Tesla shares are down 25% on the year and at their lowest level since February 2014.
It looks as though super cheap gas is dealing the company a big blow.
Musk recently said his electric vehicle company was immune to super low gas prices because his customers were interested in high-end super cars.
Wall Street appears to be in disagreement withe company’s founder.
Adam Hull, an analyst with European investment bank Berenberg, initiated coverage on Tesla Wednesday with a sell rating.
Following his note to investors Pacific Crest analyst Brad Erickson said in a report Tuesday that investors should “avoid” Tesla stock.
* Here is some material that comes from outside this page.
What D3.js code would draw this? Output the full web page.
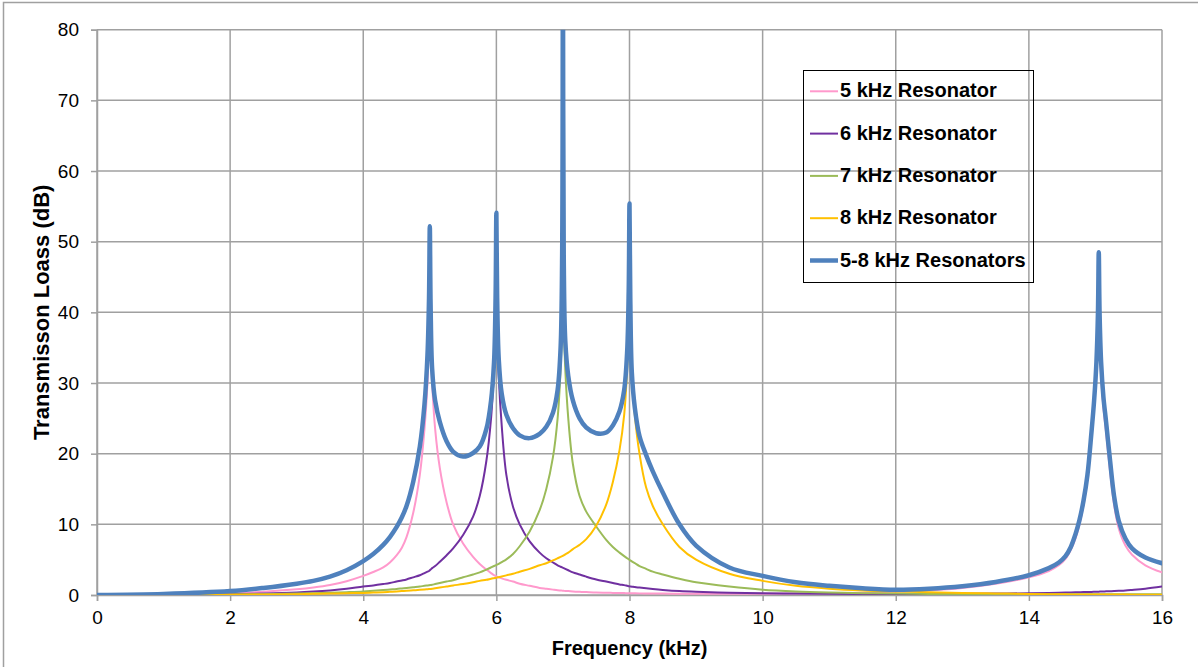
<!DOCTYPE html>
<html>
<head>
<meta charset="utf-8">
<script src="https://cdn.jsdelivr.net/npm/d3@7"></script>
<style>
  body { margin: 0; background: #fff; }
  svg { display: block; font-family: "Liberation Sans", Arial, sans-serif; }
</style>
</head>
<body>
<script>
// frequency grid (kHz), denser around each resonance
const freq = [
  0, 1, 2, 2.5, 3, 3.25, 3.5, 3.75, 4, 4.15, 4.3, 4.4, 4.5, 4.58,
  4.65, 4.75, 4.85, 4.92, 4.965, 4.988, 5.0, 5.012, 5.035, 5.08, 5.15, 5.25, 5.35, 5.5,
  5.65, 5.75, 5.85, 5.92, 5.965, 5.988, 6.0, 6.012, 6.035, 6.08, 6.15, 6.25, 6.35, 6.5,
  6.65, 6.75, 6.85, 6.92, 6.965, 6.988, 7.0, 7.012, 7.035, 7.08, 7.15, 7.25, 7.35, 7.5,
  7.65, 7.75, 7.85, 7.92, 7.965, 7.988, 8.0, 8.012, 8.035, 8.08, 8.15, 8.25, 8.35,
  8.5, 8.75, 9, 9.5, 10, 10.5, 11, 11.5, 12, 12.5, 13, 13.5, 14, 14.3,
  14.45, 14.55, 14.63, 14.7, 14.76, 14.82, 14.88, 14.94, 14.98, 15.015, 15.038, 15.05,
  15.062, 15.085, 15.12, 15.16, 15.22, 15.28, 15.35, 15.45, 15.55, 15.75, 16
];

// transmission loss (dB) per series, same order as freq
const tl5 = [
  0, 0.05, 0.25, 0.45, 0.8, 1.05, 1.4, 1.95, 2.7, 3.25, 3.9, 4.6, 5.6, 6.7,
  8.2, 11.6, 17, 23.5, 30, 36, 40, 36, 30, 23.5, 18, 13.2, 10, 7.3,
  5.4, 4.4, 3.6, 3.1, 2.8, 2.7, 2.6, 2.55, 2.5, 2.35, 2.15, 1.9, 1.6, 1.3,
  1.0, 0.88, 0.76, 0.68, 0.64, 0.62, 0.6, 0.59, 0.57, 0.55, 0.5, 0.45, 0.41, 0.35,
  0.32, 0.3, 0.28, 0.27, 0.26, 0.26, 0.25, 0.25, 0.25, 0.24, 0.23, 0.22, 0.21,
  0.2, 0.19, 0.18, 0.18, 0.18, 0.2, 0.24, 0.32, 0.45, 0.65, 1.0, 1.6, 2.5, 3.4,
  4.2, 5.1, 6.4, 8.0, 10.0, 12.7, 16.4, 22.5, 27, 31, 36, 40,
  36, 31, 26.5, 23, 17.5, 12.8, 9.4, 7.0, 5.7, 4.2, 3.2
];
const tl6 = [
  0, 0.03, 0.12, 0.2, 0.35, 0.48, 0.65, 0.88, 1.2, 1.35, 1.55, 1.7, 1.9, 2.05,
  2.2, 2.5, 2.8, 3.1, 3.3, 3.4, 3.5, 3.6, 3.8, 4.1, 4.7, 5.6, 6.6, 8.5,
  11.1, 14, 19, 25, 32, 38, 42, 38, 31, 24, 17, 12.5, 10, 7.6,
  6.0, 5.2, 4.6, 4.2, 4.0, 3.9, 3.85, 3.8, 3.7, 3.5, 3.2, 2.9, 2.6, 2.2,
  1.9, 1.7, 1.5, 1.4, 1.3, 1.25, 1.22, 1.2, 1.18, 1.12, 1.05, 0.95, 0.85,
  0.72, 0.55, 0.45, 0.33, 0.25, 0.2, 0.17, 0.15, 0.14, 0.15, 0.17, 0.2, 0.25, 0.3,
  0.33, 0.35, 0.37, 0.38, 0.39, 0.41, 0.42, 0.44, 0.45, 0.46, 0.47, 0.47,
  0.48, 0.49, 0.5, 0.52, 0.54, 0.56, 0.59, 0.64, 0.72, 0.9, 1.2
];
const tl7 = [
  0, 0.02, 0.07, 0.12, 0.2, 0.25, 0.32, 0.4, 0.5, 0.6, 0.7, 0.78, 0.85, 0.93,
  1.0, 1.1, 1.2, 1.3, 1.35, 1.38, 1.4, 1.42, 1.45, 1.55, 1.7, 1.9, 2.1, 2.5,
  2.9, 3.2, 3.6, 3.9, 4.1, 4.2, 4.25, 4.3, 4.4, 4.65, 5.05, 5.8, 6.9, 9.0,
  12, 15, 19.5, 25, 32, 39, 44, 39, 32, 25, 18.5, 14, 11.8, 9.7,
  7.8, 6.8, 6.0, 5.5, 5.2, 5.05, 4.95, 4.9, 4.75, 4.5, 4.1, 3.7, 3.3,
  2.9, 2.3, 1.8, 1.2, 0.75, 0.5, 0.35, 0.25, 0.2, 0.15, 0.12, 0.1, 0.1, 0.1,
  0.1, 0.1, 0.1, 0.1, 0.1, 0.1, 0.1, 0.1, 0.1, 0.1, 0.1, 0.1,
  0.1, 0.1, 0.1, 0.1, 0.1, 0.1, 0.1, 0.1, 0.1, 0.11, 0.12
];
const tl8 = [
  0, 0.01, 0.04, 0.07, 0.12, 0.16, 0.2, 0.25, 0.3, 0.35, 0.4, 0.45, 0.5, 0.55,
  0.6, 0.66, 0.73, 0.78, 0.82, 0.84, 0.85, 0.86, 0.88, 0.95, 1.05, 1.2, 1.35, 1.55,
  1.8, 2.0, 2.15, 2.3, 2.38, 2.42, 2.45, 2.48, 2.52, 2.62, 2.78, 3.0, 3.3, 3.7,
  4.2, 4.5, 4.9, 5.2, 5.4, 5.5, 5.55, 5.6, 5.75, 6.0, 6.5, 7.1, 7.9, 9.8,
  12.8, 16, 20.5, 25.5, 32, 38, 42, 38, 32, 25.5, 20, 15.2, 12.6,
  10, 6.8, 5.0, 3.0, 2.0, 1.3, 0.9, 0.65, 0.5, 0.38, 0.3, 0.22, 0.15, 0.12,
  0.09, 0.09, 0.08, 0.08, 0.08, 0.08, 0.07, 0.07, 0.07, 0.07, 0.07, 0.07,
  0.07, 0.07, 0.07, 0.06, 0.06, 0.06, 0.06, 0.06, 0.05, 0.05, 0.05
];
const tlAll = [
  0, 0.15, 0.55, 1.0, 1.6, 2.0, 2.6, 3.5, 4.8, 5.8, 7.1, 8.2, 9.6, 11.0,
  12.6, 16, 21, 27, 34, 42, 52.2, 41, 32, 27.5, 24.5, 21.8, 20.3, 19.6,
  20.1, 21, 23.5, 27.5, 33, 42, 54.1, 42, 33.5, 28.5, 25.5, 23.6, 22.6, 22.2,
  22.8, 23.8, 25.8, 29, 35, 48, 95, 48, 36, 31, 27.5, 25, 23.7, 22.9,
  23.0, 24, 26, 29, 34.5, 43, 55.4, 42, 31.5, 26.5, 22.5, 19.8, 17.5,
  14.5, 10, 7.0, 3.9, 2.7, 1.8, 1.3, 0.95, 0.75, 0.9, 1.25, 1.85, 2.8, 3.8,
  4.6, 5.5, 6.8, 8.6, 10.6, 13.3, 17, 23, 27.5, 33, 40, 48.5,
  40, 33, 28, 24.5, 19, 14, 10.5, 8.0, 6.6, 5.3, 4.5
];

const seriesNames = ["5 kHz Resonator", "6 kHz Resonator", "7 kHz Resonator", "8 kHz Resonator", "5-8 kHz Resonators"];
const seriesColors = ["#ff99cc", "#7030a0", "#9bbb59", "#ffc000", "#4f81bd"];
const seriesWidths = [2, 2, 2, 2, 4.5];
const xTicks = [0, 2, 4, 6, 8, 10, 12, 14, 16];
const yTicks = [0, 10, 20, 30, 40, 50, 60, 70, 80];

const width = 1198,
  height = 667,
  plot = { left: 97, right: 1162, top: 29.7, bottom: 595 };

const svg = d3.select("body")
  .append("svg")
  .attr("width", width)
  .attr("height", height);

// outer chart border
svg.append("rect")
  .attr("x", 3.5).attr("y", 2.5)
  .attr("width", width).attr("height", height)
  .attr("fill", "none")
  .attr("stroke", "#a0a0a0")
  .attr("stroke-width", 1.5);

const x = d3.scaleLinear().domain([0, 16]).range([plot.left, plot.right]);
const y = d3.scaleLinear().domain([0, 80]).range([plot.bottom, plot.top]);

// gridlines
const grid = svg.append("g").attr("class", "grid");
grid.selectAll("line.v")
  .data(xTicks)
  .join(enter => enter.append("line").attr("class", "v"))
  .attr("x1", d => x(d)).attr("x2", d => x(d))
  .attr("y1", plot.top).attr("y2", plot.bottom);
grid.selectAll("line.h")
  .data(yTicks)
  .join(enter => enter.append("line").attr("class", "h"))
  .attr("x1", plot.left).attr("x2", plot.right)
  .attr("y1", d => y(d)).attr("y2", d => y(d));
grid.selectAll("line")
  .attr("stroke", "#a0a0a0")
  .attr("stroke-width", 1.5);

// axes
const yAxis = svg.append("g")
  .attr("transform", `translate(${plot.left},0)`)
  .call(d3.axisLeft(y).tickValues(yTicks).tickSize(6).tickPadding(12));
const xAxis = svg.append("g")
  .attr("transform", `translate(0,${plot.bottom})`)
  .call(d3.axisBottom(x).tickValues(xTicks).tickSize(6).tickPadding(10));
[yAxis, xAxis].forEach(ax => {
  ax.select(".domain").attr("stroke", "#a0a0a0").attr("stroke-width", 1.5);
  ax.selectAll(".tick line").attr("stroke", "#a0a0a0").attr("stroke-width", 1.5);
  ax.selectAll(".tick text")
    .attr("fill", "#000")
    .style("font-size", "19px")
    .style("font-family", "'Liberation Sans', Arial, sans-serif");
});

// axis titles
svg.append("text")
  .attr("transform", `translate(49,${(plot.top + plot.bottom) / 2}) rotate(-90)`)
  .attr("text-anchor", "middle")
  .style("font-size", "22px")
  .style("font-weight", "bold")
  .text("Transmisson Loass (dB)");
svg.append("text")
  .attr("x", (plot.left + plot.right) / 2)
  .attr("y", 655)
  .attr("text-anchor", "middle")
  .style("font-size", "20px")
  .style("font-weight", "bold")
  .text("Frequency (kHz)");

// lines
svg.append("clipPath")
  .attr("id", "plot-clip")
  .append("rect")
  .attr("x", plot.left).attr("y", plot.top)
  .attr("width", plot.right - plot.left)
  .attr("height", plot.bottom - plot.top);

const allSeries = [tl5, tl6, tl7, tl8, tlAll];
const line = d3.line()
  .x((d, i) => x(freq[i]))
  .y(d => y(d))
  .curve(d3.curveCatmullRom.alpha(0.5));

svg.append("g")
  .attr("clip-path", "url(#plot-clip)")
  .selectAll("path")
  .data(allSeries)
  .join("path")
  .attr("d", d => line(d))
  .attr("fill", "none")
  .attr("stroke", (d, i) => seriesColors[i])
  .attr("stroke-width", (d, i) => seriesWidths[i])
  .attr("stroke-linejoin", "round")
  .attr("stroke-linecap", "round");

// legend
const legend = svg.append("g").attr("class", "legend");
legend.append("rect")
  .attr("x", 803.5).attr("y", 70.5)
  .attr("width", 230).attr("height", 212)
  .attr("fill", "none")
  .attr("stroke", "#000")
  .attr("stroke-width", 1);

const legendItem = legend.selectAll("g.item")
  .data(seriesNames)
  .join("g")
  .attr("class", "item")
  .attr("transform", (d, i) => `translate(810,${97.3 + i * 42.3})`);
legendItem.append("line")
  .attr("x1", 0).attr("x2", 28)
  .attr("y1", -6).attr("y2", -6)
  .attr("stroke", (d, i) => seriesColors[i])
  .attr("stroke-width", (d, i) => seriesWidths[i]);
legendItem.append("text")
  .attr("x", 30)
  .style("font-size", "20px")
  .style("font-weight", "bold")
  .text(d => d);
</script>
</body>
</html>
Erickson said the company was likely experiencing sluggish demand for its new Model X crossover.
Even Adam Jonas of Morgan Stanley, a longtime Tesla bull, is starting to turn bearish. Jonas cut his price target from $450 a share to $333 on Monday. That’s still an 80% premium on Tesla shares.
Tesla is hoping to release a “cheaper” Model 3 in 2017, however, it will still cost $35,000. That’s a pretty big premium during a time when gas prices are averaging $1.76 a gallon. Many investors believe the company won’t deliver the vehicle until 2018.
Before the Model 3 can debut, Tesla must first get its gigafactory up and running in order to produce the massive number of lithium ion batteries it will need for production.
Elon Musk has promised to release more details about the Model 3 in March.
Jonas is no longer convinced that Tesla can deliver on his promise to deliver 500,000 vehicles per year by 2020. His reason is simple: Low gas prices.
Jonas believes Tesla may only deliver 246,000 cars by 2020.
“Low demand for electric vehicles categorically and globally in a $30 oil environment leads us to reduce volume assumptions for the Model 3,” Jonas wrote.
Tesla shares are still trading at a ridiculous 100 times 2016 earnings estimates, and if investors are starting to believe the company won’t deliver, that could translate to a very bad 2016 for the company.
In the meantime, the Chevy Bolt will debut later this year and will cost about $30,000. As the big three automakers and their foreign counterparts continue to undercut Tesla’s price point, it could cause further growing pains for the company.
Further complicating the relationship Tesla has with customers is a new GM partnership with ride-sharing startup Lyft. Those companies are working together to build autonomous cars. Ford is also reportedly working with Alphabet (Google) on driverless vehicles. While not confirmed by the company, it’s the “worst kept secret” in Silicon Valley that Apple is also attempting to develop an autonomous vehicle.
Tesla is already missing targets. The company delivered 50,850 vehicles to customers in 2015. That was below the forecast of 55,000 that Musk promised at the beginning of last year.
If Elon Musk delivers on his promise to increase production by 50% year-over-year for the next few years, Tesla could rebound and prosper. However, that means Tesla will need to deliver just over 75,000 vehicles in 2016.